5. James Worthy: First Pick, First Round, 1982
James Worthy was drafted No. 1 overall by the Lakers in 1982.
Fresh off a NCAA championship at North Carolina, it took him little time to make his presence known in Los Angeles.
Worthy quickly became known for his smooth playing style, and his effortless forays to the rim, which usually resulted in pretty finger-rolls, or emphatic slam dunks.
He helped define the small forward position and appeared in six NBA Finals series, winning three championships while playing beside the likes of Magic Johnson and Kareem Abdul-Jabbar.
Worthy began his career as a Laker and ended it in the same manner, after a brilliant stint which lasted 16 years and concluded with his induction into the NBA Hall of Fame in 2003.
4. Derek Fisher: 24th Pick, First Round, 1996
Derek Fisher will not be remembered for his blistering scoring averages, but he will be remembered as one of the most clutch players in team history. As well as for the four NBA championships he earned.
Fisher did have his moments playing beside Kobe Bryant and Shaquille O'Neal.
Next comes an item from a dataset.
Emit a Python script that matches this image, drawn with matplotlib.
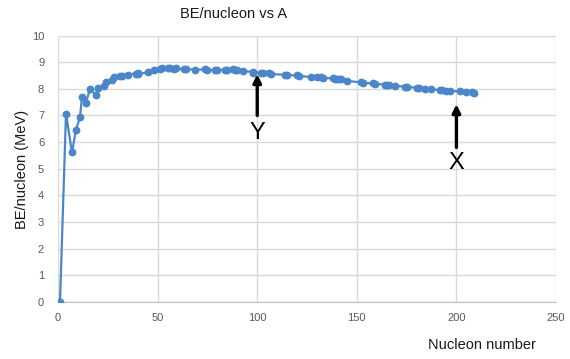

They include a jumper against the San Antonio Spurs with .04 of a second left, which propelled the Lakers into the NBA Finals of 2004.
Fisher also was an integral piece of the Lakers' championship of 2009, hitting two clutch three-point shots to help the Lakers dispose of the Orlando Magic in five games.
Fisher will always be remembered for his toughness, integrity, and leadership at a time when the league has shifted towards players who reek of individualism.
3. Jerry West: Second Pick, First Round, 1960—Minnesota
Jerry West will always have the privilege of being considered one of the top three or four Lakers of all time, and his legacy will endure forever as the NBA Logo.
West was a clutch player before the term had really been coined, and he thrilled Laker fans for years with his pin-point shooting and never-say-die attitude.
West averaged 27 points, 5 rebounds, and 6 assists for his career, and was able to earn one championship while in Los Angeles.
He finished his career as the top scorer in the history of the Lakers team, and is still one of the more beloved figures in the history of the storied franchise.
2. Kobe Bryant: 13th Pick, First Round, 1996
Kobe Bryant was originally selected by the Charlotte Hornets, but was traded to Los Angeles on draft day for the rights to center Vlade Divac.
It turned out to be one of the best moves in franchise history.
Bryant has helped the team win four championships and appear in six NBA Finals series throughout the course of his career.
Bryant stands as one of the greatest shooting guards in NBA history, and still ranks as one of the best players in the game today.
At 31 years of age Bryant is already the leading scorer in the history of the franchise, and has a realistic chance to be remembered as the greatest Los Angeles Laker ever.
Bryant has posted career averages of 25 points per game, to go along with 5.3 rebounds and 4.7 assists, and looks to lead the Lakers to consecutive championships for the second time in his career.
1. Magic Johnson: First Pick, First Round, 1979
In my opinion, Earvin "Magic" Johnson was not only the greatest Laker to ever play the game, but is also one of the greatest players in the history of the entire NBA.
Magic charmed the league with his flashy style and charismatic personality, and is the main person responsible for the Showtime era Lakers.
He was able to earn five league championships in his career, and stands as the No. 3 assist man in the history of the NBA.
His impact, however, goes far beyond numbers.
Along with Larry Bird, Johnson is credited with renewing interest in the NBA, which was then seen as a dying product. His duels with Bird helped pave the way for the stars of today.
Magic revolutionized the point guard position and was the only player in his day capable of playing all five positions on the court.
He will be forever remembered for the time he was forced to play center in his rookie year, due to an injury to Kareem, and still managed to score 46 points and snag 15 rebounds while leading the Lakers to the championship.